The Supreme Court heard oral argument in Kisor v. Wilkie today, and it looks like at least one of the justices took MSLF’s brief to heart. Kisor deals with the question of how much, if any, deference courts should give to regulatory agency interpretations of their own regulations.
James Kisor, the plaintiff in the case, is a Vietnam veteran suffering from service-related PTSD who was denied benefits by the VA because of the agency’s strained interpretation of the meaning of the term “relevant evidence.” When he sued over the denial of benefits, both the trial court and the appeals court said they were required to follow the VA’s interpretation, regardless of whether they thought, in their independent legal judgment, that interpretation was a particularly reasonable one or not. And under the Supreme Court’s unfortunate “Auer deference” doctrine (named after Auer v. Robbins, the 1997 case giving the doctrine its name) that is exactly what lower courts are required to do.
Mountain States Legal Foundation (MSLF) filed an amicus curiae (“friend of the court”) brief in the Supreme Court in support of Mr. Kisor on behalf of retired Sergeant Major Jeff Howard, a decorated army veteran who, after retiring from the military, spent the next twelve years volunteering his time as a Veterans Service Officer, assisting fellow veterans apply for VA benefits.
In the brief, we told SGM Howard’s story and described the struggles he faced trying to unravel the complex, byzantine, and rapidly changing series of regulations necessary to get his veterans the medical care they deserved.
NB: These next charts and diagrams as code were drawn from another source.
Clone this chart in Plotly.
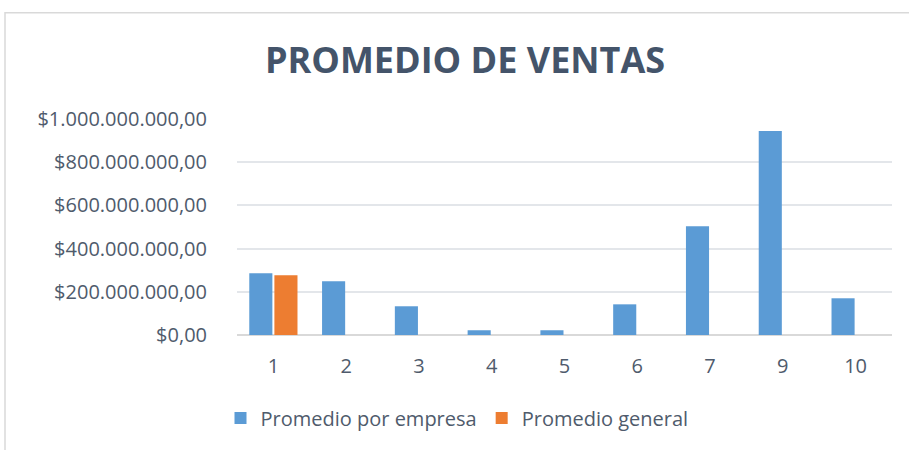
import plotly.graph_objects as go

categorias = ["1", "2", "3", "4", "5", "6", "7", "9", "10"]
promedio_empresa = [286e6, 249e6, 133e6, 22e6, 22e6, 142e6, 504e6, 945e6, 170e6]
promedio_general = [277e6, None, None, None, None, None, None, None, None]
tick_vals = [0, 200e6, 400e6, 600e6, 800e6, 1000e6]
tick_text = ["$0,00", "$200.000.000,00", "$400.000.000,00", "$600.000.000,00",
             "$800.000.000,00", "$1.000.000.000,00"]

text_color = "#4f5b6c"
font_family = "Open Sans"

fig = go.Figure()

fig.add_trace(go.Bar(
    x=categorias, y=promedio_empresa, name="Promedio por empresa",
    marker=dict(color="#5b9bd5", line=dict(width=0))
))
fig.add_trace(go.Bar(
    x=categorias, y=promedio_general, name="Promedio general",
    marker=dict(color="#ed7d31", line=dict(width=0))
))

# outer chart border
fig.add_shape(
    type="rect", xref="paper", yref="paper",
    x0=-232 / 655, x1=1.5, y0=-1.0, y1=(334.7 - 13) / 215.7,
    line=dict(color="#d9d9d9", width=1.5), layer="below"
)

fig.update_layout(
    width=909, height=450,
    margin=dict(l=237, r=17, t=119, b=115),
    paper_bgcolor="white", plot_bgcolor="white",
    barmode="group", bargap=0.31, bargroupgap=0.08,
    font=dict(family=font_family, color=text_color, size=20),
    title=dict(
        text="<b>PROMEDIO DE VENTAS</b>",
        x=465 / 909, xanchor="center", xref="container",
        y=1 - 60 / 450, yanchor="middle", yref="container",
        font=dict(family=font_family, size=36, color="#44546a")
    ),
    legend=dict(
        orientation="h", xref="container", yref="container",
        x=457 / 909, xanchor="center", y=1 - 418 / 450, yanchor="middle",
        font=dict(size=20, color=text_color), itemwidth=30,
        traceorder="normal"
    ),
    showlegend=True
)

fig.update_yaxes(
    range=[0, 1000e6], tickvals=tick_vals, ticktext=tick_text,
    showgrid=True, gridcolor="#e3e6ea", gridwidth=1.5,
    zeroline=True, zerolinecolor="#d9d9d9", zerolinewidth=1.5,
    showline=False, ticks="", ticklabelstandoff=29,
    tickfont=dict(size=20, color=text_color)
)
fig.update_xaxes(
    showgrid=False, showline=False, ticks="", ticklabelstandoff=17,
    tickfont=dict(size=20, color=text_color)
)

fig.write_html("out.html", config={"displayModeBar": False},
               post_script="document.body.style.margin='0';")
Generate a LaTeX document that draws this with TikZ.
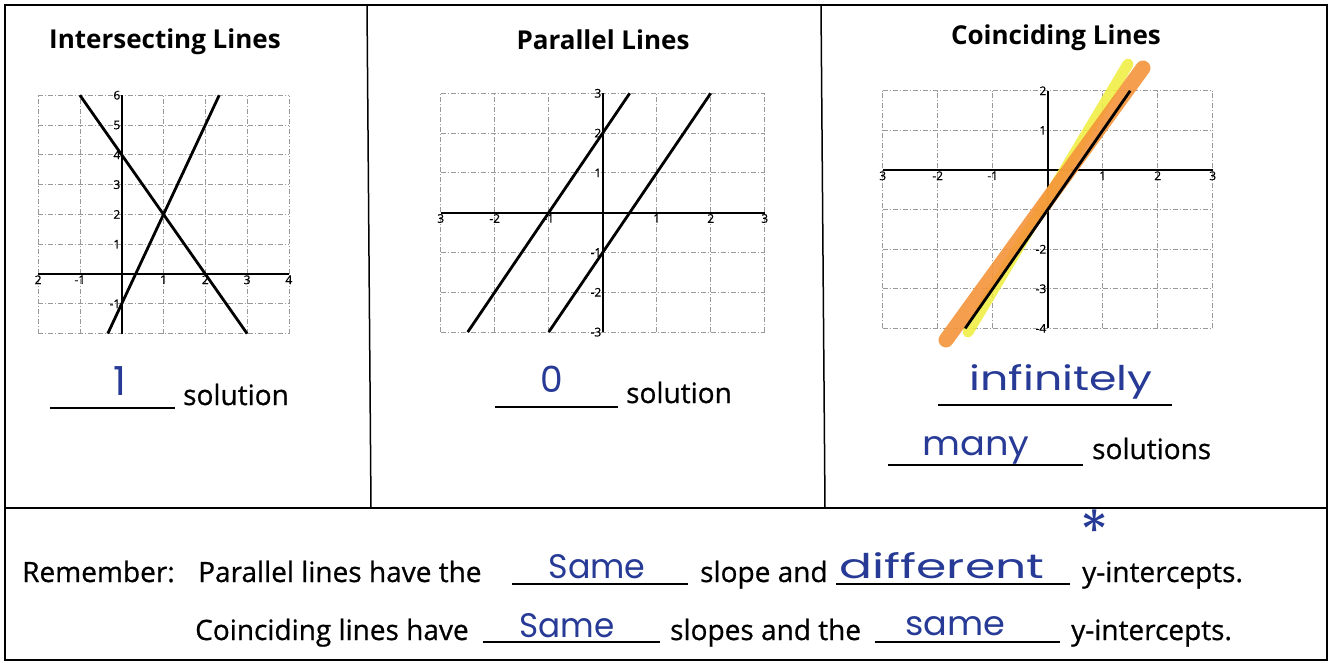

We also explained how Auer deference—a doctrine that allows government bureaucrats to effectively write, enforce, and interpret their own rules in violation of the Constitution’s careful separation of powers—makes it practically impossible for ordinary Americans to know ahead of time what the law actually means.
And it looks like Justice Gorsuch has been listening! During a line of questioning directed at the government’s lawyer, the justice brought up a central argument in our brief, reminding the government that the veterans who actually have to work with the VA on a regular basis say that Auer deference “provides highly unstable rules that they have to guess at all the time,” and further stating that he doubted the sincerity of the government’s concern for the private interests of those it regulates, when the regulated people themselves are almost entirely opposed to the government’s position.
While we won’t know the outcome of this case until the Supreme Court releases its opinions for the term later this Spring, it’s heartening to see that at least one of the justices recognizes the clear harm Auer deference inflicts on the ordinary people who have to deal with agencies every day, and is unwilling to uncritically take government claims of good faith at face value.
Only time will tell whether MSLF and Neil Gorsuch will be able to convince the rest of the Court that Auer needs to go, but we’re off to a good start.